- EXERCISE INPUT:

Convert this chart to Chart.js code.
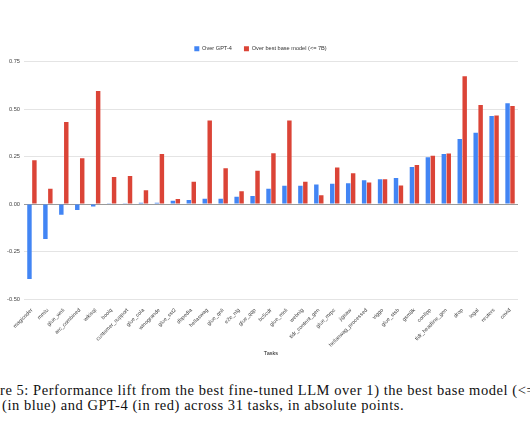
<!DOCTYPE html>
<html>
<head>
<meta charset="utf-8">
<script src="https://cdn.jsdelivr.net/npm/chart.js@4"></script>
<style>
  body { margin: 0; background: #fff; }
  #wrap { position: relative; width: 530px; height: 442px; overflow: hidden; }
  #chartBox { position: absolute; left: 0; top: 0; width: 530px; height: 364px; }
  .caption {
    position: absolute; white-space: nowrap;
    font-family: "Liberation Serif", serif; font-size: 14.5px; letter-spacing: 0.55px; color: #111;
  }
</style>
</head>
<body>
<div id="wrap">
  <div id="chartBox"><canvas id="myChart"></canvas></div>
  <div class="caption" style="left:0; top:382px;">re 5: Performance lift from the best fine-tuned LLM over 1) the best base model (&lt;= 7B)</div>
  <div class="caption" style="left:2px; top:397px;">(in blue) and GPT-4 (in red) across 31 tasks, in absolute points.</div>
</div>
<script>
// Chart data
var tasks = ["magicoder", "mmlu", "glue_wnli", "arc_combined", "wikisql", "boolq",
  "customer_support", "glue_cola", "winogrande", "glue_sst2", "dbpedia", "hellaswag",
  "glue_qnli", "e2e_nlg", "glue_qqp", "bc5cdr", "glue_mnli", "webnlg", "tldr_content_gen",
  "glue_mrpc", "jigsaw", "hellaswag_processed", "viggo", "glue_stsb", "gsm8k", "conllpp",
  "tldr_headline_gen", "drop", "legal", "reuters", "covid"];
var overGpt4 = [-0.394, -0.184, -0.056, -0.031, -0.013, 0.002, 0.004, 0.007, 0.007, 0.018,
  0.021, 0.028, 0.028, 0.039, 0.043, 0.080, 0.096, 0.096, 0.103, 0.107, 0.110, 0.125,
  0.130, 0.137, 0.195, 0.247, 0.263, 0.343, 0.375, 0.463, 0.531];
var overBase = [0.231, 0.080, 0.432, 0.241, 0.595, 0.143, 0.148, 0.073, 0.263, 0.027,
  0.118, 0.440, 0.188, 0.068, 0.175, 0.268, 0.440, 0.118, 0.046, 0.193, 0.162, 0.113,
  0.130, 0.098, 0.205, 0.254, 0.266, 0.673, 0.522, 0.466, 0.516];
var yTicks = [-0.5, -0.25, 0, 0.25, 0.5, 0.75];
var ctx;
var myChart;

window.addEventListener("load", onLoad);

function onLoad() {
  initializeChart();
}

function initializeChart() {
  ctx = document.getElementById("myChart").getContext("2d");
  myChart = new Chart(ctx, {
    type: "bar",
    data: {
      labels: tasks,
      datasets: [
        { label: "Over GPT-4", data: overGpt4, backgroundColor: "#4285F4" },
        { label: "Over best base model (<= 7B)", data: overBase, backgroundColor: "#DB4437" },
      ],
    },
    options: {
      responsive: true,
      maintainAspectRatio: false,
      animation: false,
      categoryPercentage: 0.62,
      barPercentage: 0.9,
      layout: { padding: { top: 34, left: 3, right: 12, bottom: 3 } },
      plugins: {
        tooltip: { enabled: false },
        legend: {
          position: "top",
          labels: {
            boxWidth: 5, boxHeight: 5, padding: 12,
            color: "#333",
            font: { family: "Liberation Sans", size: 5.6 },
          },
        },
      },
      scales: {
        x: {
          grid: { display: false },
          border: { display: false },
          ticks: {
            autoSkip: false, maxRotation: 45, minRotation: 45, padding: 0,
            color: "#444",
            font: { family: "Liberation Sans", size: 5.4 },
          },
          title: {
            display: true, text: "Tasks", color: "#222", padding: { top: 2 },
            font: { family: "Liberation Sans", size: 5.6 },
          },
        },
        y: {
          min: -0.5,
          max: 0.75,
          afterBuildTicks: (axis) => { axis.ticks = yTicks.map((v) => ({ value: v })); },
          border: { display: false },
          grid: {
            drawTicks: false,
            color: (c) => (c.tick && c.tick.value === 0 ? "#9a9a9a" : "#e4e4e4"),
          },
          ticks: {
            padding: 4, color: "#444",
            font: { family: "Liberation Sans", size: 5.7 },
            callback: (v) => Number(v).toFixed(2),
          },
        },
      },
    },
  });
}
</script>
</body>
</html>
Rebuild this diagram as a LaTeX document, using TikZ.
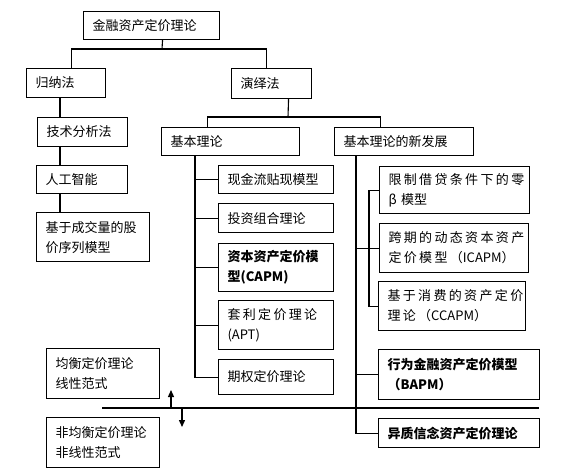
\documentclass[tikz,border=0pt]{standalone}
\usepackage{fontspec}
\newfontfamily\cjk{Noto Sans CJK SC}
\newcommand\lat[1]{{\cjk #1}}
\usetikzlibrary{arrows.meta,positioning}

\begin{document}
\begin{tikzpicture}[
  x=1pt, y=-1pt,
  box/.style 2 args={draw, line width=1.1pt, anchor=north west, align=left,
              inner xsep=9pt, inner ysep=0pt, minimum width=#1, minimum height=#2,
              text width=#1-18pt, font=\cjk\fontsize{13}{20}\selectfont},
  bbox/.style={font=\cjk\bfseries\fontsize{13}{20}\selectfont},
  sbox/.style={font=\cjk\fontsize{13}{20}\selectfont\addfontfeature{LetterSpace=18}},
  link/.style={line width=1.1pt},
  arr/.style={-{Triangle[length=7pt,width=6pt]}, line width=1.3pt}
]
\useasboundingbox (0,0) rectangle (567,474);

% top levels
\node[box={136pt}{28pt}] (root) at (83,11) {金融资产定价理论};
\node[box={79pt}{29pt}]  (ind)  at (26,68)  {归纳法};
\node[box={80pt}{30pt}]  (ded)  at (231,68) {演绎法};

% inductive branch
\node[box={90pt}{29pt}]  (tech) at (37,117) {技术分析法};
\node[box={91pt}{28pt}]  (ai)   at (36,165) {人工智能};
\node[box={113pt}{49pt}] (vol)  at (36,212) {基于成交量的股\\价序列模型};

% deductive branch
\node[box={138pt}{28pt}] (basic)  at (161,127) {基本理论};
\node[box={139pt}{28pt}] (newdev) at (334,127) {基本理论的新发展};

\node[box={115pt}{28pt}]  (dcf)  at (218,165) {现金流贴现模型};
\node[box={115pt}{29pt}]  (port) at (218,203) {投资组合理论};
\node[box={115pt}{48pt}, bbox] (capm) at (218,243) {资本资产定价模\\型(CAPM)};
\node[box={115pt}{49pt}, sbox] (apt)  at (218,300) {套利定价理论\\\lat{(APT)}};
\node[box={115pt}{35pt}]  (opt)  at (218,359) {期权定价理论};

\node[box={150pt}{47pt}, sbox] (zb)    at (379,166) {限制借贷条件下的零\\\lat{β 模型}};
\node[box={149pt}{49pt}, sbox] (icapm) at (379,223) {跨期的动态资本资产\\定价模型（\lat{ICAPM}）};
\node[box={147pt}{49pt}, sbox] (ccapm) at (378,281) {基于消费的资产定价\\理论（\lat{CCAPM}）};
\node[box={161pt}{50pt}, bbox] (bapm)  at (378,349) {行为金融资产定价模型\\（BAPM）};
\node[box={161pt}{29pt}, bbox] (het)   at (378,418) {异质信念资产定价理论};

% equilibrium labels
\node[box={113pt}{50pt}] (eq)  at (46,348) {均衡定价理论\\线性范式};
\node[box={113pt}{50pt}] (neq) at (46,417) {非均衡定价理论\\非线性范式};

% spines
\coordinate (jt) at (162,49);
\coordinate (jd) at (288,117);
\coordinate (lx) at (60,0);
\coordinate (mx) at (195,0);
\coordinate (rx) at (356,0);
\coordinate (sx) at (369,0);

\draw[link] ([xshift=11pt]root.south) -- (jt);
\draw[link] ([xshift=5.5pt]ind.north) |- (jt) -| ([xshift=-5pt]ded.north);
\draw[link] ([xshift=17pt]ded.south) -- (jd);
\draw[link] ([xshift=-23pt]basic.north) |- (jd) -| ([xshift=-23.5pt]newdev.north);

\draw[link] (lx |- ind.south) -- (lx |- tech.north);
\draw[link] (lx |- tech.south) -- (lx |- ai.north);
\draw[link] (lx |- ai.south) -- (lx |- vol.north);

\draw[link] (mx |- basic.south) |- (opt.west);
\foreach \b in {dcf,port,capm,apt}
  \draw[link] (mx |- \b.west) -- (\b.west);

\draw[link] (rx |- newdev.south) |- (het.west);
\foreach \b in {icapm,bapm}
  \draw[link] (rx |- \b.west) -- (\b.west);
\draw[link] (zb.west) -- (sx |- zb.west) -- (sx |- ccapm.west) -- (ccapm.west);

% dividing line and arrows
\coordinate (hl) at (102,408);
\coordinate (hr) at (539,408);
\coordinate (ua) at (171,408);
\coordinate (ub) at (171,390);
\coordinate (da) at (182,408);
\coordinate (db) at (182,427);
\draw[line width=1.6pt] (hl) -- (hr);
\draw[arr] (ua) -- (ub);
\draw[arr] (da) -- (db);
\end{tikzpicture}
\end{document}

- PROBLEM STATEMENT: Report all lines of the data that include the word "this".

- ANSWER FOR THE TASK:
Convert this chart to Chart.js code.
Rebuild this diagram as a LaTeX document, using TikZ.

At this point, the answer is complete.